Task description> Give back an exact copy of the lines from the start of the material through the line bearing "2.882, 2.917, 2.940, 2.998, 3.033, 3.045]". Include both ends and nothing else.

Information shown>
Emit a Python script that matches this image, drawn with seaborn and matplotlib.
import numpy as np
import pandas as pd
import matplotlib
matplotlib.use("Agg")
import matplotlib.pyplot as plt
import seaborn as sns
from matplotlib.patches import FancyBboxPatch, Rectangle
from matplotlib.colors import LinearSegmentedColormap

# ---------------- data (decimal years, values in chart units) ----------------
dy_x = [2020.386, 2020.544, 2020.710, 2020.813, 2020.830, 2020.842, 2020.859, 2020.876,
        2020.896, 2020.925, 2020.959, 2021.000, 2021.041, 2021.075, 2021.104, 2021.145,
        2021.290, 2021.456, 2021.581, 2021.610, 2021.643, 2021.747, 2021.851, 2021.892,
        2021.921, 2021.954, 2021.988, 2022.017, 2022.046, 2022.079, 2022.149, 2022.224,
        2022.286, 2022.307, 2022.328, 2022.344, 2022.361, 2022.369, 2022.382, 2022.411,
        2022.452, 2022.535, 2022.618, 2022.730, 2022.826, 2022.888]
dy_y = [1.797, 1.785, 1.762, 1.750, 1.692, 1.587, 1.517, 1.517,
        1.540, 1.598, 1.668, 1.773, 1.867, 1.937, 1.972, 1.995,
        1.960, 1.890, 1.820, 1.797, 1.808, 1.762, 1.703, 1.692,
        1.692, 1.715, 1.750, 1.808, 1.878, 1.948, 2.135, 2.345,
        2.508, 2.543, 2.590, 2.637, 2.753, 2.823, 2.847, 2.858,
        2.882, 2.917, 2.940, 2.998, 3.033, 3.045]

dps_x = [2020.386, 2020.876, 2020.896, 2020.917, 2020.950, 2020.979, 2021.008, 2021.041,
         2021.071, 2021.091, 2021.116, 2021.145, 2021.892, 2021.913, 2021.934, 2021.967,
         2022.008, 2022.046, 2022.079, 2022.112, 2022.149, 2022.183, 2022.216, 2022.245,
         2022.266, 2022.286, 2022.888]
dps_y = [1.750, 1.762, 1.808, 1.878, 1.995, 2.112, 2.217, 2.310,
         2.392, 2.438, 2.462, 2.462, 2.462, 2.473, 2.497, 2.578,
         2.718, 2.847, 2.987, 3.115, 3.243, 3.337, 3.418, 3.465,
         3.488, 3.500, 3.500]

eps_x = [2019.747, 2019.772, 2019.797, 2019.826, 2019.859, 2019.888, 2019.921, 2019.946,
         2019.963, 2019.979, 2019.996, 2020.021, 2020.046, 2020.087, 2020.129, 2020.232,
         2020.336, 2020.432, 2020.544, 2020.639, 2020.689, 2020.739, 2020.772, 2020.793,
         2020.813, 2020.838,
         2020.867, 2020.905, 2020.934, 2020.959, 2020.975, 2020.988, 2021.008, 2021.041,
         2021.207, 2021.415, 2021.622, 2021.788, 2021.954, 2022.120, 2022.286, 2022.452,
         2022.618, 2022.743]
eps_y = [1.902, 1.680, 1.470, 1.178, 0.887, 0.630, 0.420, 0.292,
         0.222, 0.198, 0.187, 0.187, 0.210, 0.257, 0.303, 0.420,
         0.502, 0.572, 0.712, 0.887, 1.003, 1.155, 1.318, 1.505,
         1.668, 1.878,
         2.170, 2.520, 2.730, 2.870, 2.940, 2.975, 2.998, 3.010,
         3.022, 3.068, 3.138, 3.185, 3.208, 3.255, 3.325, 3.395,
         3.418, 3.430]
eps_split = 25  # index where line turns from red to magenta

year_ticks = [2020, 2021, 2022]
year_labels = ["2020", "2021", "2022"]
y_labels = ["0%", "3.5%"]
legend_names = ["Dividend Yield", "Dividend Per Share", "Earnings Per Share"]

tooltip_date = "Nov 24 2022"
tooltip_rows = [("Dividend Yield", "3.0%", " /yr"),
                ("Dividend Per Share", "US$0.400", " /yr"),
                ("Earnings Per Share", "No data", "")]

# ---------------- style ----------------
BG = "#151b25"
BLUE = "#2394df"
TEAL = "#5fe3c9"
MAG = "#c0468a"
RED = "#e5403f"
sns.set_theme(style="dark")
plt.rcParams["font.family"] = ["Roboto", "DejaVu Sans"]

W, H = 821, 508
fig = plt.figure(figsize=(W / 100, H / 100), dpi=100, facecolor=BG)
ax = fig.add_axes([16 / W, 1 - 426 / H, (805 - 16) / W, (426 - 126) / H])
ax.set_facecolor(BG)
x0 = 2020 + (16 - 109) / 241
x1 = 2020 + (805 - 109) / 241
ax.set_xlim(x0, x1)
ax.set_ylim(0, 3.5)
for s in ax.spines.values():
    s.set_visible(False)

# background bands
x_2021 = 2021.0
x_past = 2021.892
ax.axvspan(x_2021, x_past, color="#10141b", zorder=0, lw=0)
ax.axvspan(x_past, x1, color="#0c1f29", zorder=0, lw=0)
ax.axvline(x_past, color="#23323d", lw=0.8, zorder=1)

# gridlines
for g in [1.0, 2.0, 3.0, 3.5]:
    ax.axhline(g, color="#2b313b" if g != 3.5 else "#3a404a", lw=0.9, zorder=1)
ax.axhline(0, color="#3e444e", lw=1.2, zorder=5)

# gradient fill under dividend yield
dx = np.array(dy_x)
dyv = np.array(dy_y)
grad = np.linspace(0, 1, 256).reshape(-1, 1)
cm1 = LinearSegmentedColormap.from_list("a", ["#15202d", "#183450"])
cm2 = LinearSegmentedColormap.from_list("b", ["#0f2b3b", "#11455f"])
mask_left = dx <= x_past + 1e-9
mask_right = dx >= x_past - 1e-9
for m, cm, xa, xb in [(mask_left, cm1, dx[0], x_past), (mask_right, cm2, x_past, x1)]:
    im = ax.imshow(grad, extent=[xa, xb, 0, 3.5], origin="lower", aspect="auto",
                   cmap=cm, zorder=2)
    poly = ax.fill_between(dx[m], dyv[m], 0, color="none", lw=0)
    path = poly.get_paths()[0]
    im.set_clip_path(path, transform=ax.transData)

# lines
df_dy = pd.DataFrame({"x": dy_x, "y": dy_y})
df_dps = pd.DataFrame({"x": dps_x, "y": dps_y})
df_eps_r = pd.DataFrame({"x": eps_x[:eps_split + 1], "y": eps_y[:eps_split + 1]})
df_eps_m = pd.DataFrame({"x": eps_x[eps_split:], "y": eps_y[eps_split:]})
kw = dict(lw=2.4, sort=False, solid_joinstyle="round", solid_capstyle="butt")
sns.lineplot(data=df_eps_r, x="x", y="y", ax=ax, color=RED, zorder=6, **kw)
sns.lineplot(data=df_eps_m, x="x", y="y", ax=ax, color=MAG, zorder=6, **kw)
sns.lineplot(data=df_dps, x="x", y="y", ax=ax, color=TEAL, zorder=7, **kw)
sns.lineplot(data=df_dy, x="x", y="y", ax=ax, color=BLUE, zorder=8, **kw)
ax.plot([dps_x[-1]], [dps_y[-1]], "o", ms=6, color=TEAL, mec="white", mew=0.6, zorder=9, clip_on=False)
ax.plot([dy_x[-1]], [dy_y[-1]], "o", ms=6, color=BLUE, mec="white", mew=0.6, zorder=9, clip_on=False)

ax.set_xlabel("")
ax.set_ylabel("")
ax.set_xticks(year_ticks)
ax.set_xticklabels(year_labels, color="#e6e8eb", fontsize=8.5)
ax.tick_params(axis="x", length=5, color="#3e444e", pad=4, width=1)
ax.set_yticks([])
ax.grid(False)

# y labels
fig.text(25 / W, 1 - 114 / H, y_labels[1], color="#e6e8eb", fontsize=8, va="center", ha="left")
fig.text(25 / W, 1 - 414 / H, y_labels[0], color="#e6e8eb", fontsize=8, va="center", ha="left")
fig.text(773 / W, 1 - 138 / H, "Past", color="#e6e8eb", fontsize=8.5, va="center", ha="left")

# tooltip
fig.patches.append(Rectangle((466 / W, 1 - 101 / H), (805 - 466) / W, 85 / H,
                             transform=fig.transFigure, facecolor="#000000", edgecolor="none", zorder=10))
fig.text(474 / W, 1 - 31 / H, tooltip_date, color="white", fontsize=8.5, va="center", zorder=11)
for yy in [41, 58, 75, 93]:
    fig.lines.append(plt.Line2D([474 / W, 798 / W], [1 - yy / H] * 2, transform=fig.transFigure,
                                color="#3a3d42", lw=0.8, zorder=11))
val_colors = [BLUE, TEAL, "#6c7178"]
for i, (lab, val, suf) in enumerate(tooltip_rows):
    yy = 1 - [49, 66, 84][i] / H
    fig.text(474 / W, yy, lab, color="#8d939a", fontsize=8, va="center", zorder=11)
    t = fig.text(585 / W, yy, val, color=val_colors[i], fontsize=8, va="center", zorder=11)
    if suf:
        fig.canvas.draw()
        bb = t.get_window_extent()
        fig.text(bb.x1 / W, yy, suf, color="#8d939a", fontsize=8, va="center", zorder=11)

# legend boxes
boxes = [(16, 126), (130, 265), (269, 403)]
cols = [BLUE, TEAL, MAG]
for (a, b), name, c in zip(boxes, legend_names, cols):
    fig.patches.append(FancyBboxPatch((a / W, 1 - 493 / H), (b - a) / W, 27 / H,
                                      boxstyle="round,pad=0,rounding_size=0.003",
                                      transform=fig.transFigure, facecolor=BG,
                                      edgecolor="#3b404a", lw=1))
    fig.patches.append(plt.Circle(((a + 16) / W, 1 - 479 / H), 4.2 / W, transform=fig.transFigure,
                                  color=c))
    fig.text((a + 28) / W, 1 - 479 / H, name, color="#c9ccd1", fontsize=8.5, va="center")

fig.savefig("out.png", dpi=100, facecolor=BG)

Expected answer>
Emit a Python script that matches this image, drawn with seaborn and matplotlib.
import numpy as np
import pandas as pd
import matplotlib
matplotlib.use("Agg")
import matplotlib.pyplot as plt
import seaborn as sns
from matplotlib.patches import FancyBboxPatch, Rectangle
from matplotlib.colors import LinearSegmentedColormap

# ---------------- data (decimal years, values in chart units) ----------------
dy_x = [2020.386, 2020.544, 2020.710, 2020.813, 2020.830, 2020.842, 2020.859, 2020.876,
        2020.896, 2020.925, 2020.959, 2021.000, 2021.041, 2021.075, 2021.104, 2021.145,
        2021.290, 2021.456, 2021.581, 2021.610, 2021.643, 2021.747, 2021.851, 2021.892,
        2021.921, 2021.954, 2021.988, 2022.017, 2022.046, 2022.079, 2022.149, 2022.224,
        2022.286, 2022.307, 2022.328, 2022.344, 2022.361, 2022.369, 2022.382, 2022.411,
        2022.452, 2022.535, 2022.618, 2022.730, 2022.826, 2022.888]
dy_y = [1.797, 1.785, 1.762, 1.750, 1.692, 1.587, 1.517, 1.517,
        1.540, 1.598, 1.668, 1.773, 1.867, 1.937, 1.972, 1.995,
        1.960, 1.890, 1.820, 1.797, 1.808, 1.762, 1.703, 1.692,
        1.692, 1.715, 1.750, 1.808, 1.878, 1.948, 2.135, 2.345,
        2.508, 2.543, 2.590, 2.637, 2.753, 2.823, 2.847, 2.858,
        2.882, 2.917, 2.940, 2.998, 3.033, 3.045]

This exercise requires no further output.